The whole mission of Smart Cities is to deliver the right kind of citizen services and the right outcomes from a city infrastructure and citizen services perspective.
The whole mission of Smart Cities is to deliver the right kind of citizen services and the right outcomes from a city infrastructure and citizen services perspective. “At AWS public sector in India, we want to make a positive impact to the lives of every citizen of India through an AWS engagement,” the company’s regional head for India & South Asia Public Sector, Rahul Sharma tells Sudhir Chowdhary in an interview. Excerpts:
What is your perspective on the Indian market?
The more we can work on technology to be focused on outcomes, the better and easier it is for us to adopt technology. At AWS public sector in India we want to make a positive impact to the lives of every citizen of India through an AWS engagement. We want to be able to do this through four identified impact areas and outcome areas: skilling, healthcare, livelihood and agriculture, and inclusion. I think the conversation is headed in the right direction in focusing on citizen outcomes. Digital India, UPI and Aadhaar are focused on citizens, and that’s a great base to work on as far as technology itself is concerned. So, we can now create technology layers around it, to be able to get citizen outcomes faster.
How is AWS Cloud contributing to the Smart Cities market?
The mission of Smart Cities is to deliver the right kind of citizen services and the right outcomes from a city infrastructure and citizen services perspective. The ministry of housing and urban affairs (MoHUA) wanted to create the Indian Urban Observatory and they had a stated objective to do this in a matter of weeks, not months. We, along with our partners Quantela and Cisco, helped them create the Urban Observatory in a matter of weeks. Kunal Kumar, joint secretary and mission director for Smart Cities in the ministry of housing and urban affairs led the initiative in a very different form, by not focusing on creating a set of requirements, but by focusing on the outcomes needed. That’s the power of the platform that we bring today – to be able to provide quicker outcomes in a more experiential and iterative form.

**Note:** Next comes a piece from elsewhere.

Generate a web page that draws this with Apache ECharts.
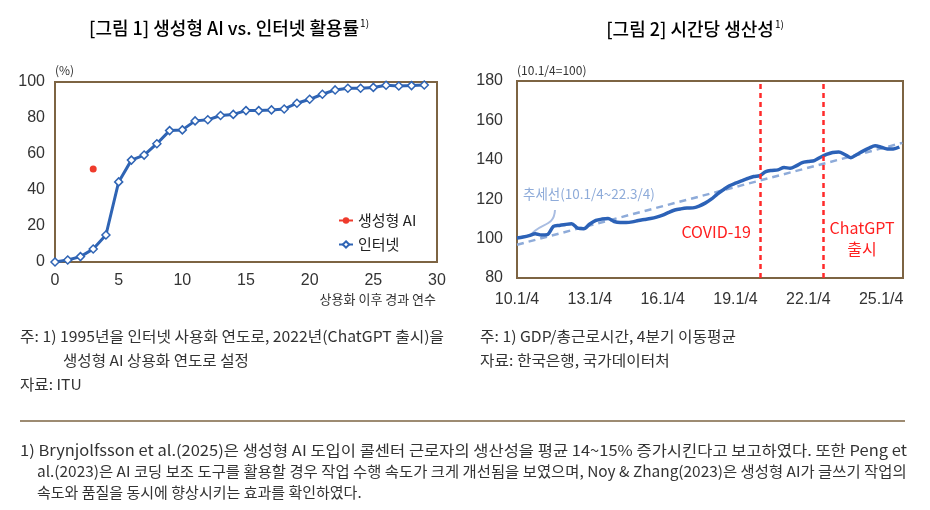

How do you anticipate growth for AWS Cloud among educational and research institutions in India?
If you look at educational institutions and ed-techs (education technology), Byju’s is an example that has millions of children that use the platform for learning. Byju’s uses AWS Cloud to provide personalised learning solutions to children. Most of the education technology startups in India are built on AWS, addressing customer requirements in India and globally.
We work closely with education institutions through our global programme AWS Educate, which brings together learning paths, training material, and learning credits for a student on a yearly basis. Thousands of students at higher education institutions in India are members of AWS Educate.
Skilling is one of the key intervention areas that we are working on because 400-450 million people need to be skilled or re-skilled in India. We are extending our reach into education institutions with AWS Educate, and are working with stakeholders such as National Skill Development Corporation. Another example is Common Service Centres (CSC). CSC’s digital literacy mission – PMGDisha – which aims to bring digital literacy to 60 million Indians, leverages AWS technology.
What are the opportunities that you see in the Indian market?
Public sector, as a vertical for AWS in India, covers central and state government agencies, and local governments. We cover education, non-profits, and public healthcare. In central government, we see a number of different conversations in areas like skilling and healthcare, there is plenty scope. Another significant adoption area we are seeing is the state governments. For example, the state of Maharashtra announced a cloud-first policy last year.